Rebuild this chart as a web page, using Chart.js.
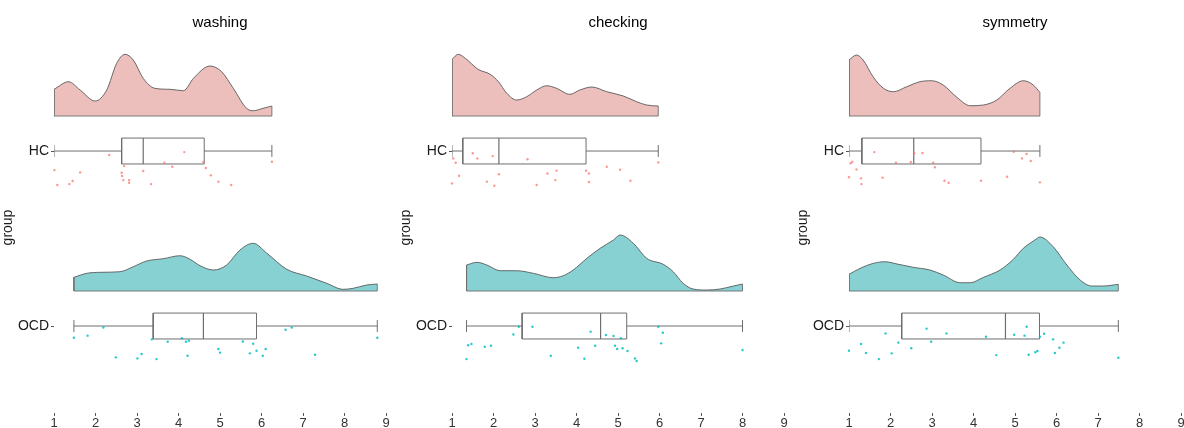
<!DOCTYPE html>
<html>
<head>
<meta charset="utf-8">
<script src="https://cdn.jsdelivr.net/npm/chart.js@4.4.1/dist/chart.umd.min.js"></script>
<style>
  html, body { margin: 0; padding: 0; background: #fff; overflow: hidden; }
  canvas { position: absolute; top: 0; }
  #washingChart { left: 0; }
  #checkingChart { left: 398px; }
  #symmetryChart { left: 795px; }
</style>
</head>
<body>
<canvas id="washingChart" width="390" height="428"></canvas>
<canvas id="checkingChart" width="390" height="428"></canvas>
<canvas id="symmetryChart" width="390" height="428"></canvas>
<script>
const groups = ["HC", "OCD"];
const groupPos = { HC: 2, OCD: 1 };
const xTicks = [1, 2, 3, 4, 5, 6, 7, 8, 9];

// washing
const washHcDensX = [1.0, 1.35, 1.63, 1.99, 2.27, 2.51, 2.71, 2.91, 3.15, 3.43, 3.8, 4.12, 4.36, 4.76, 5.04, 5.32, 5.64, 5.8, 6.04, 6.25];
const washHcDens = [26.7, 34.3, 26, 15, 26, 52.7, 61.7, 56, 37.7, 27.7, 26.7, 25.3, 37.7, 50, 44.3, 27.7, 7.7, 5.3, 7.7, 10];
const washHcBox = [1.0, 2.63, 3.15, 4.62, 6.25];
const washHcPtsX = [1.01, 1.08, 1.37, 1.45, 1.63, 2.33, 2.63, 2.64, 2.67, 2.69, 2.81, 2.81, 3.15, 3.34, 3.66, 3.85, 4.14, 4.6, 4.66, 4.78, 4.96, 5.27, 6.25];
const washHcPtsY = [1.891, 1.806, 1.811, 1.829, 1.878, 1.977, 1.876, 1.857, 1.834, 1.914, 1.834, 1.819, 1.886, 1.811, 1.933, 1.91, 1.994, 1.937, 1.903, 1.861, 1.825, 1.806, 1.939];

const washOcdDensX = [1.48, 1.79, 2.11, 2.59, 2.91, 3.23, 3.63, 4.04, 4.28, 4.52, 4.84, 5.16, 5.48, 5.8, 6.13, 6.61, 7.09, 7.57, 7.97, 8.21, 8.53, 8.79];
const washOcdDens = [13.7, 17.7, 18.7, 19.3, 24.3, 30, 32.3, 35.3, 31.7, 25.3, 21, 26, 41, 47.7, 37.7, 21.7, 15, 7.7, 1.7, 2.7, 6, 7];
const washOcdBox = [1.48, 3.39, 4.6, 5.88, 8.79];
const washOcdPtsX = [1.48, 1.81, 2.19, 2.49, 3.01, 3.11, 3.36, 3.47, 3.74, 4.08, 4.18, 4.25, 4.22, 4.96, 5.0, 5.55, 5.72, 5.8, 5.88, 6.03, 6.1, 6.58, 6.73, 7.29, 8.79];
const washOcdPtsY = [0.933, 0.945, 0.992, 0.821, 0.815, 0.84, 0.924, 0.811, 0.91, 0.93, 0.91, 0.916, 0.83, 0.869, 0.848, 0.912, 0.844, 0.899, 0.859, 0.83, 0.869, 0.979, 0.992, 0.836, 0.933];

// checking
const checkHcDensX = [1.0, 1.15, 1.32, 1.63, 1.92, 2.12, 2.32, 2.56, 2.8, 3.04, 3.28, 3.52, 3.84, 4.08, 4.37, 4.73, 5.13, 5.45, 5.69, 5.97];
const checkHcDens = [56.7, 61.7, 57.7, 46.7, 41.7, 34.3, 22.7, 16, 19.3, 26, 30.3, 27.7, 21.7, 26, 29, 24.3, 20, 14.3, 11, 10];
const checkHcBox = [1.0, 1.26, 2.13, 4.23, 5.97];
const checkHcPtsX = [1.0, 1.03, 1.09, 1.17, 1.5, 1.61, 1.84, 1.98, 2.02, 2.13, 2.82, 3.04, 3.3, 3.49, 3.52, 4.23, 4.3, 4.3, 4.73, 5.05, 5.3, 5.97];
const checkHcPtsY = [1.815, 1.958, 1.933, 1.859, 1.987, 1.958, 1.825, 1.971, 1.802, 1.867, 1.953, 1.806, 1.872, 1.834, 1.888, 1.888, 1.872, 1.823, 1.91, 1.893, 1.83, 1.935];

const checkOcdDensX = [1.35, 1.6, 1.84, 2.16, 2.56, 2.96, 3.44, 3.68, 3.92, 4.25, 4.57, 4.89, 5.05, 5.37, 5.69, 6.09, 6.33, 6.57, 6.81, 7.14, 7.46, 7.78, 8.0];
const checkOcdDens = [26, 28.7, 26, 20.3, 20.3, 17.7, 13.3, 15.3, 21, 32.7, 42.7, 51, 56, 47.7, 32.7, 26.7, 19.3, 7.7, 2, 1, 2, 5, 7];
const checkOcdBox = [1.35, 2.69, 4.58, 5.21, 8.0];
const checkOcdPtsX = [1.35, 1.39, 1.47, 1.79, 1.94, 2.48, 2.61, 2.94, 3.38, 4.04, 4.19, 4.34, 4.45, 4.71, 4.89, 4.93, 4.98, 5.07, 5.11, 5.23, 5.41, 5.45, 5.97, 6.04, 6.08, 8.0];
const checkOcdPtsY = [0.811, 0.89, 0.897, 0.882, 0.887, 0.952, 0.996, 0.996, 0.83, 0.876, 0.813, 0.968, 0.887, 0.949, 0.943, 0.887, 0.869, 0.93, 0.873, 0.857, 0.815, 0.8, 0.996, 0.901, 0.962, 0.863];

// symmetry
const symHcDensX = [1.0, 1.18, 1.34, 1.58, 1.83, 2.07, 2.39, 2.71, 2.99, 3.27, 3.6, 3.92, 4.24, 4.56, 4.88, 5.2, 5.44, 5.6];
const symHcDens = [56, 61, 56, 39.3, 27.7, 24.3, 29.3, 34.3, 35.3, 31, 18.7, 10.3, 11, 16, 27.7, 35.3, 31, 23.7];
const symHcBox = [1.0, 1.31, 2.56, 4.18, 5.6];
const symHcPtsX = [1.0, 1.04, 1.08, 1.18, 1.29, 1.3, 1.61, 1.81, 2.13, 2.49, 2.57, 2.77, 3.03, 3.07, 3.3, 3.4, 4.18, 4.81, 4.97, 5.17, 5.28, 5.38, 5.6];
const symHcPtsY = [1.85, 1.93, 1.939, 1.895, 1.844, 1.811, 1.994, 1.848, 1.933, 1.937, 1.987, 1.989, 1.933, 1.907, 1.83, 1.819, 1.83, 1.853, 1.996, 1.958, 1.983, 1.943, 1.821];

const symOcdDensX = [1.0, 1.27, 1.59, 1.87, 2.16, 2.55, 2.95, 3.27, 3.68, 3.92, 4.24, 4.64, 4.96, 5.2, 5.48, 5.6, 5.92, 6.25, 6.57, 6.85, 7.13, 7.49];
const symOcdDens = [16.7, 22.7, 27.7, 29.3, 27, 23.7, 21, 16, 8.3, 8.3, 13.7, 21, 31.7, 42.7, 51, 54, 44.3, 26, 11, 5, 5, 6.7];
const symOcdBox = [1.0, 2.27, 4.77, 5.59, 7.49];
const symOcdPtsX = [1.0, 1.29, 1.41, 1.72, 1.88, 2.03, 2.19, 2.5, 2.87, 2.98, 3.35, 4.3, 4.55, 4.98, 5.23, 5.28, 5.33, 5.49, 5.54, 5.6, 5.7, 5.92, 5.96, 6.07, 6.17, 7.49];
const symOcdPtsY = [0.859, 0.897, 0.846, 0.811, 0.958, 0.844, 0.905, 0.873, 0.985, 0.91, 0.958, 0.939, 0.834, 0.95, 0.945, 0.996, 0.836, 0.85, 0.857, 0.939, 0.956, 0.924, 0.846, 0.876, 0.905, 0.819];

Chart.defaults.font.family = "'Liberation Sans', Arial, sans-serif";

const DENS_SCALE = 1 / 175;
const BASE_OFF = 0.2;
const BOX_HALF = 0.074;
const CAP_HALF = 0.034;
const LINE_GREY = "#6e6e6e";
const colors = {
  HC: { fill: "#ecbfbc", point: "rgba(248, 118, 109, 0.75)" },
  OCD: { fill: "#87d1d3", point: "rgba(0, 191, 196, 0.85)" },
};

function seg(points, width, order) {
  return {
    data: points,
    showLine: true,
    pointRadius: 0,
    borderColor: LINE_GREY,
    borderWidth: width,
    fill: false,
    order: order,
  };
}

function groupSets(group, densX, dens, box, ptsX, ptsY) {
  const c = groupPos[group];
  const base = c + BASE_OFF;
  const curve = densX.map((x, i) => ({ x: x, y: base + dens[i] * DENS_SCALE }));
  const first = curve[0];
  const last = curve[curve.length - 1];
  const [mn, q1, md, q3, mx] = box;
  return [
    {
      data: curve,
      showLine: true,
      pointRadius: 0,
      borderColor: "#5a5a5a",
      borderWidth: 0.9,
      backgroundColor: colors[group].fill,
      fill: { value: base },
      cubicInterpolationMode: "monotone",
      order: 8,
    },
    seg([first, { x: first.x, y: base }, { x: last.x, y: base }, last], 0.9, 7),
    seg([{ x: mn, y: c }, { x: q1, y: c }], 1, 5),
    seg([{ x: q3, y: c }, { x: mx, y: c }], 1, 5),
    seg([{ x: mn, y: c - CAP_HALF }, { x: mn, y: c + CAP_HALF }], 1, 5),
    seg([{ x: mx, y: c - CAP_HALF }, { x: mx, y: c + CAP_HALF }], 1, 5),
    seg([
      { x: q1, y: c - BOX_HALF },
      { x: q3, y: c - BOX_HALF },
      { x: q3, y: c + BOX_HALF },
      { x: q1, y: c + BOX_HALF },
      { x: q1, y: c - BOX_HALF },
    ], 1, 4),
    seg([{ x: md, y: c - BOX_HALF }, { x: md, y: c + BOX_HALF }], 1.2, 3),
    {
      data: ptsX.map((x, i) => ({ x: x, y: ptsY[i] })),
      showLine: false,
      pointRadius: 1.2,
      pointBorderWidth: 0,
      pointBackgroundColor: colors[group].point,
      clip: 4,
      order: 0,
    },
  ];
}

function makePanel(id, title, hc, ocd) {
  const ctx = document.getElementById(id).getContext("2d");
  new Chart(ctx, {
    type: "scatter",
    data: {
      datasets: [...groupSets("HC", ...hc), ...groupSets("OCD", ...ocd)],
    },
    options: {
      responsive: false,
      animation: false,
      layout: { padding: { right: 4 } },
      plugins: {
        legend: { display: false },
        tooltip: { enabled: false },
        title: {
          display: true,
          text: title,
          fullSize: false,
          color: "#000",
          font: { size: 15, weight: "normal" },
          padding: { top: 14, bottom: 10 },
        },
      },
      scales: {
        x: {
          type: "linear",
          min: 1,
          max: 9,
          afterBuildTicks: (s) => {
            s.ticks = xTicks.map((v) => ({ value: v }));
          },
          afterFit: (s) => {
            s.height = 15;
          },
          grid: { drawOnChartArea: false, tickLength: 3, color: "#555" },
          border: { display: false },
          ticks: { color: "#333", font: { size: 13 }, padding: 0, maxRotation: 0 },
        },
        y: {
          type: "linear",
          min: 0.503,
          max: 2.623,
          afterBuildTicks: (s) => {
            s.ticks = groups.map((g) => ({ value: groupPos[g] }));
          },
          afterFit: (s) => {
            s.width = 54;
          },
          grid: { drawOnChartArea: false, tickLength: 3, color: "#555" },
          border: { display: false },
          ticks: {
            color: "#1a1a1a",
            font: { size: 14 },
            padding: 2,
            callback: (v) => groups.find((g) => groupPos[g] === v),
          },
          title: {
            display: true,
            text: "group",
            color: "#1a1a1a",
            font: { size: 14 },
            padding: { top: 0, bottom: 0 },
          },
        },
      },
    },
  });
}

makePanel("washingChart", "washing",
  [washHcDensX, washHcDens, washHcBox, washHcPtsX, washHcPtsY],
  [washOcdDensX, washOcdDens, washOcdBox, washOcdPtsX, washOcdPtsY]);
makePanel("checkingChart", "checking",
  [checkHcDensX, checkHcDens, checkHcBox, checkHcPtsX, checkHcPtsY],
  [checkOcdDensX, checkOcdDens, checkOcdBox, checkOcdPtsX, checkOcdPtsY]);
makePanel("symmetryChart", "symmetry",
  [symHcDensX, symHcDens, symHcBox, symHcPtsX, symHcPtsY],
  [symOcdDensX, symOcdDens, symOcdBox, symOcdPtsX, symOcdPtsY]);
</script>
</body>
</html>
+ + + +
The problem » From the first line above through the line containing "const xTicks = [1, 2, 3, 4, 5, 6, 7, 8, 9];", copy everything exactly, without the pictures.

Full output »
Rebuild this chart as a web page, using Chart.js.
<!DOCTYPE html>
<html>
<head>
<meta charset="utf-8">
<script src="https://cdn.jsdelivr.net/npm/chart.js@4.4.1/dist/chart.umd.min.js"></script>
<style>
  html, body { margin: 0; padding: 0; background: #fff; overflow: hidden; }
  canvas { position: absolute; top: 0; }
  #washingChart { left: 0; }
  #checkingChart { left: 398px; }
  #symmetryChart { left: 795px; }
</style>
</head>
<body>
<canvas id="washingChart" width="390" height="428"></canvas>
<canvas id="checkingChart" width="390" height="428"></canvas>
<canvas id="symmetryChart" width="390" height="428"></canvas>
<script>
const groups = ["HC", "OCD"];
const groupPos = { HC: 2, OCD: 1 };
const xTicks = [1, 2, 3, 4, 5, 6, 7, 8, 9];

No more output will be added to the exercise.